TASK REQUIREMENTS:
Starting at the first line of the listing below, retype each line up to and including the one that contains "const specRef = 1.0;". Leave pictures out.
-- Start of PROVIDED DATA --
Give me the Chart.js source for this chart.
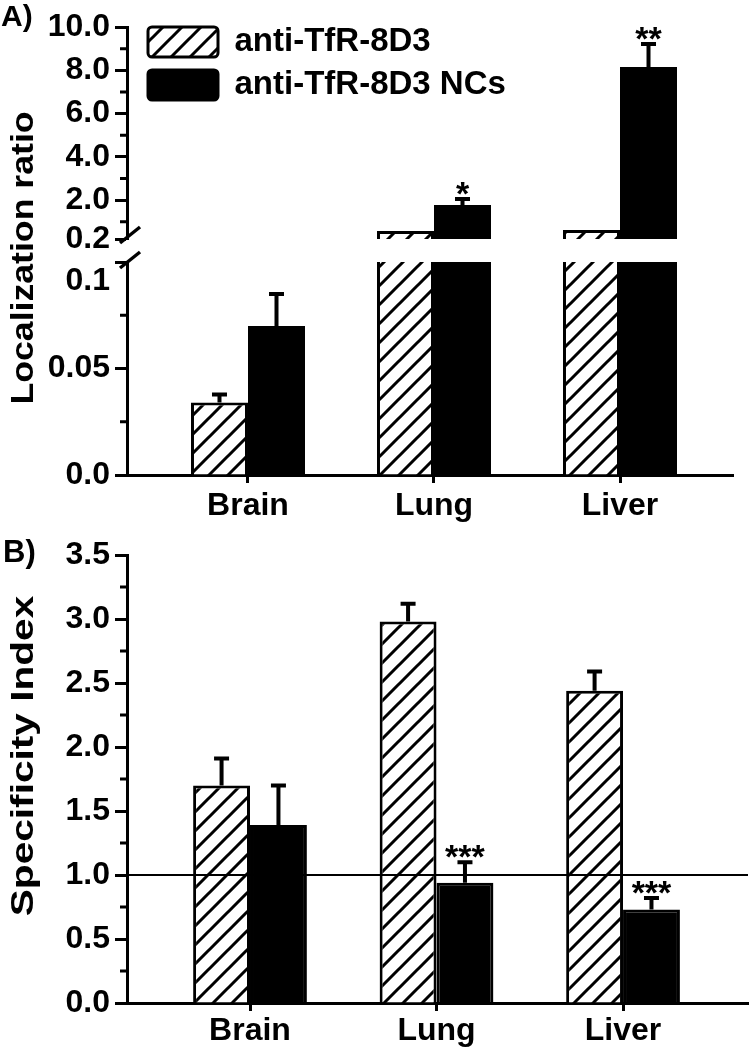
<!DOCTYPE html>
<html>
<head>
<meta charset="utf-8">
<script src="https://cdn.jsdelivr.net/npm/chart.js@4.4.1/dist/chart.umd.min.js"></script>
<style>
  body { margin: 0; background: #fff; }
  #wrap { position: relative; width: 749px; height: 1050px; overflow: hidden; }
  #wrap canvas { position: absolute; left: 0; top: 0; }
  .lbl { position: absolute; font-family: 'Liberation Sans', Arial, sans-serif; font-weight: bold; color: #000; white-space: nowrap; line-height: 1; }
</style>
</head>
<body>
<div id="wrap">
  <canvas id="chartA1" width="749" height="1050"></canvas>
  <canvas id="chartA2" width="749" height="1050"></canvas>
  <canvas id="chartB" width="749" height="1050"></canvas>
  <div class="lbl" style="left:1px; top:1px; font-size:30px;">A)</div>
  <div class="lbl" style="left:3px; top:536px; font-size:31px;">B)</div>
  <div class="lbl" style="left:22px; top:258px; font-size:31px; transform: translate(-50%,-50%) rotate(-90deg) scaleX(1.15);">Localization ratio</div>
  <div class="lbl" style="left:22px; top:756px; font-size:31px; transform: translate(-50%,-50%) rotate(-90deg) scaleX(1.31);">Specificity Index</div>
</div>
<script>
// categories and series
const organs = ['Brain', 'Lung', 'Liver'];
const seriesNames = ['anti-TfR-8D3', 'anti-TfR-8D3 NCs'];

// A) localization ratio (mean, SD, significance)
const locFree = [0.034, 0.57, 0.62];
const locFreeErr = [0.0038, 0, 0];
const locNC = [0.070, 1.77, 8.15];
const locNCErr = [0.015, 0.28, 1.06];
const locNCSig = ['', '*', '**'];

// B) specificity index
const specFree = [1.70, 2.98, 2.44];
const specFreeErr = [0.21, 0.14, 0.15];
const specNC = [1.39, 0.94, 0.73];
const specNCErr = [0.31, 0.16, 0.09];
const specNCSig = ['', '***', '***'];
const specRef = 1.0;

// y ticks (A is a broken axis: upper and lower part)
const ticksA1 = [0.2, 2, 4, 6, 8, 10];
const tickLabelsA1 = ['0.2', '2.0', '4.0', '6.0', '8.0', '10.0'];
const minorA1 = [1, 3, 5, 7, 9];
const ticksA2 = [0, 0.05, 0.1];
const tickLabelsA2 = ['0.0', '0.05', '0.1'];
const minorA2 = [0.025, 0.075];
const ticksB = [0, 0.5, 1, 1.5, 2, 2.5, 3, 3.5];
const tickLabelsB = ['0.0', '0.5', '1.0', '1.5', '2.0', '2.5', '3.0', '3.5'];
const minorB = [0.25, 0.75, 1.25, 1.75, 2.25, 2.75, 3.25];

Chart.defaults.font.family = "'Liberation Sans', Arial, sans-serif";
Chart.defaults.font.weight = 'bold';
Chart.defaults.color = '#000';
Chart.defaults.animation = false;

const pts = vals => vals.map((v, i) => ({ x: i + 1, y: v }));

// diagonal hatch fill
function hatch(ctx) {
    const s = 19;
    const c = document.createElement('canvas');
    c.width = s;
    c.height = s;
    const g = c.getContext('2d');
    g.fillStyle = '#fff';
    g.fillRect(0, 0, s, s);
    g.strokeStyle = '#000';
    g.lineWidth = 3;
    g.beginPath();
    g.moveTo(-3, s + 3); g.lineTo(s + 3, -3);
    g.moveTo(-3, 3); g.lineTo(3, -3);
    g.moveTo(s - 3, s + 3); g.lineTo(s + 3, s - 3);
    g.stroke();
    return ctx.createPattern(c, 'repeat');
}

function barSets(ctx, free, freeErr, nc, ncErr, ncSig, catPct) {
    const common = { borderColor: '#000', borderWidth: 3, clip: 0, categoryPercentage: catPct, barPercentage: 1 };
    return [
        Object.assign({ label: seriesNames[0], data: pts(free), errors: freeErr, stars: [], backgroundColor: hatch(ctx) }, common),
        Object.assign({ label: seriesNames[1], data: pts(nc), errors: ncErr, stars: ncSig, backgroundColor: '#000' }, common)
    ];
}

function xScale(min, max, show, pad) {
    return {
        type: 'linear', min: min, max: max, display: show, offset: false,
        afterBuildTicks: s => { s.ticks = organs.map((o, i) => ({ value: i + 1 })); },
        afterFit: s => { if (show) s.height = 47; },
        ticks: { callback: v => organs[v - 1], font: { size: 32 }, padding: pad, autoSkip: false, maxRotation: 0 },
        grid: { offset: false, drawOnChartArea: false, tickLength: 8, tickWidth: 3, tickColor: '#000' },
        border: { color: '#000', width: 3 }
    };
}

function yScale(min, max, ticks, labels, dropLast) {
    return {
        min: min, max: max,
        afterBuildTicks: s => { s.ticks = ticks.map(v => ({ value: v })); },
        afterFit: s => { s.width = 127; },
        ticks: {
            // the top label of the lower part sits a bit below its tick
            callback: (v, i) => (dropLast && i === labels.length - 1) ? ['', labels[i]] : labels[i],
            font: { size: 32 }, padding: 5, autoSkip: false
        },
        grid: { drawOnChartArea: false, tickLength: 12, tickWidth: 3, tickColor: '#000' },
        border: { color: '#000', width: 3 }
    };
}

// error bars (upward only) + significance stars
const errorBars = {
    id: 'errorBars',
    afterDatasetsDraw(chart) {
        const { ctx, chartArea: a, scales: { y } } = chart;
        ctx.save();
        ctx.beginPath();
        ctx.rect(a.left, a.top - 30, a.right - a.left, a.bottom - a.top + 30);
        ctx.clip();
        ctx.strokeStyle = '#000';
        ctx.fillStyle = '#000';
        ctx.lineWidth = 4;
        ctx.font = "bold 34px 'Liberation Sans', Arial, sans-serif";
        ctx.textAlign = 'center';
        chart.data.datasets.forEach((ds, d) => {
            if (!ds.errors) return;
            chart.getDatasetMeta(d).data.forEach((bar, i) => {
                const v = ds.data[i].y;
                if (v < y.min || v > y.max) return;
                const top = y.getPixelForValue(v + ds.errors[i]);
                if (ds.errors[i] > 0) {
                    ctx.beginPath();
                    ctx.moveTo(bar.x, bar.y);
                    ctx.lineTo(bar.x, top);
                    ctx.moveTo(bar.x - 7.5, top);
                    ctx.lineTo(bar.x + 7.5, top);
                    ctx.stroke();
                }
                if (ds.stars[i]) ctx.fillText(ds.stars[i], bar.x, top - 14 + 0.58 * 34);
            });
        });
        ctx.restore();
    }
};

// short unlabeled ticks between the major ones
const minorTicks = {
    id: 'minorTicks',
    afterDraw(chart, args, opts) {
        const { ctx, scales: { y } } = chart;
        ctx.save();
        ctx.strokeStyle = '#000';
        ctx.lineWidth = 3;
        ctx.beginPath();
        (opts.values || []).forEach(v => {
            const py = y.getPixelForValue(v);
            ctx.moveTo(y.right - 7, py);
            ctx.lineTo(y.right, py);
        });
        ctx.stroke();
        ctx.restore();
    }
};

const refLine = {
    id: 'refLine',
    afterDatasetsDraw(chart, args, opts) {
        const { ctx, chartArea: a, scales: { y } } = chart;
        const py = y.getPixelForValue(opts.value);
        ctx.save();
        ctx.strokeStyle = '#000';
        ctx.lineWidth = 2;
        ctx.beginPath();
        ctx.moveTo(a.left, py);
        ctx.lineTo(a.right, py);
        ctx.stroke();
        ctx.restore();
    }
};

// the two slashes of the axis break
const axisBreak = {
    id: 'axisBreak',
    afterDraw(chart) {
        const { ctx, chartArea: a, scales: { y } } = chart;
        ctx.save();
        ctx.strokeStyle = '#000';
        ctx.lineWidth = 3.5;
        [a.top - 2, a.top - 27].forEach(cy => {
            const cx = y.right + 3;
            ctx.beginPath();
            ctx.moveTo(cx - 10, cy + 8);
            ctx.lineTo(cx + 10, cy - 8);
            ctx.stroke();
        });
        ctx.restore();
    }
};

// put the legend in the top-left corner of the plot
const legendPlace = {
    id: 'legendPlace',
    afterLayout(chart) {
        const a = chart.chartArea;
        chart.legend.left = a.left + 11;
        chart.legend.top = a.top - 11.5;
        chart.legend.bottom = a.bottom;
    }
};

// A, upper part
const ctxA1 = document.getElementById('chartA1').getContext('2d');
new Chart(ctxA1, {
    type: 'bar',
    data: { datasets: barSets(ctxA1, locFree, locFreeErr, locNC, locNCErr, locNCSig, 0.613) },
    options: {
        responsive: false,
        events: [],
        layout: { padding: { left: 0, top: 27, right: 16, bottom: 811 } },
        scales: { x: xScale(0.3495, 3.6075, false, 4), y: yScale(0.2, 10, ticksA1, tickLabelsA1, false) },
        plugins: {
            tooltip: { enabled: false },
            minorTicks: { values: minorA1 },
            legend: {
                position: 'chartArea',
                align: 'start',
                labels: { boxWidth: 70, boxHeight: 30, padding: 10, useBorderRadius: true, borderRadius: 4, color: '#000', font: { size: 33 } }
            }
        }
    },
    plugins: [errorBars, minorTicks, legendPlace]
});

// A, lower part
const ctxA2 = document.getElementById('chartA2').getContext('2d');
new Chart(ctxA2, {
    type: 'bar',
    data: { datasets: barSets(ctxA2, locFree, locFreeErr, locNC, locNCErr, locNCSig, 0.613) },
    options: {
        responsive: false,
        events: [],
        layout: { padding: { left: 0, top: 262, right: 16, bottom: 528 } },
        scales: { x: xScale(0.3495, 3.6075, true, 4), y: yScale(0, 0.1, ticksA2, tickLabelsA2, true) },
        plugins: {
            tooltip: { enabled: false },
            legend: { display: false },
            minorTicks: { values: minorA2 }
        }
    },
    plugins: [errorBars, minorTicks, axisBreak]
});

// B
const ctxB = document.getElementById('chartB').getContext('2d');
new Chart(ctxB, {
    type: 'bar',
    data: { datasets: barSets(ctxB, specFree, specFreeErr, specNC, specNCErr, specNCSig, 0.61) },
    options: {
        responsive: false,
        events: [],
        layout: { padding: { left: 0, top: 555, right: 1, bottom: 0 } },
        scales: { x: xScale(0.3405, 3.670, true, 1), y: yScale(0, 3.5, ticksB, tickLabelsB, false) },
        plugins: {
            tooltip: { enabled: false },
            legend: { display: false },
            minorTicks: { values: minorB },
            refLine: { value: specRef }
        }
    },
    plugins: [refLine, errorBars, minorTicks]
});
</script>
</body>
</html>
-- End of PROVIDED DATA --
SOLUTION FOR THIS PROBLEM:
Give me the Chart.js source for this chart.
<!DOCTYPE html>
<html>
<head>
<meta charset="utf-8">
<script src="https://cdn.jsdelivr.net/npm/chart.js@4.4.1/dist/chart.umd.min.js"></script>
<style>
  body { margin: 0; background: #fff; }
  #wrap { position: relative; width: 749px; height: 1050px; overflow: hidden; }
  #wrap canvas { position: absolute; left: 0; top: 0; }
  .lbl { position: absolute; font-family: 'Liberation Sans', Arial, sans-serif; font-weight: bold; color: #000; white-space: nowrap; line-height: 1; }
</style>
</head>
<body>
<div id="wrap">
  <canvas id="chartA1" width="749" height="1050"></canvas>
  <canvas id="chartA2" width="749" height="1050"></canvas>
  <canvas id="chartB" width="749" height="1050"></canvas>
  <div class="lbl" style="left:1px; top:1px; font-size:30px;">A)</div>
  <div class="lbl" style="left:3px; top:536px; font-size:31px;">B)</div>
  <div class="lbl" style="left:22px; top:258px; font-size:31px; transform: translate(-50%,-50%) rotate(-90deg) scaleX(1.15);">Localization ratio</div>
  <div class="lbl" style="left:22px; top:756px; font-size:31px; transform: translate(-50%,-50%) rotate(-90deg) scaleX(1.31);">Specificity Index</div>
</div>
<script>
// categories and series
const organs = ['Brain', 'Lung', 'Liver'];
const seriesNames = ['anti-TfR-8D3', 'anti-TfR-8D3 NCs'];

// A) localization ratio (mean, SD, significance)
const locFree = [0.034, 0.57, 0.62];
const locFreeErr = [0.0038, 0, 0];
const locNC = [0.070, 1.77, 8.15];
const locNCErr = [0.015, 0.28, 1.06];
const locNCSig = ['', '*', '**'];

// B) specificity index
const specFree = [1.70, 2.98, 2.44];
const specFreeErr = [0.21, 0.14, 0.15];
const specNC = [1.39, 0.94, 0.73];
const specNCErr = [0.31, 0.16, 0.09];
const specNCSig = ['', '***', '***'];
const specRef = 1.0;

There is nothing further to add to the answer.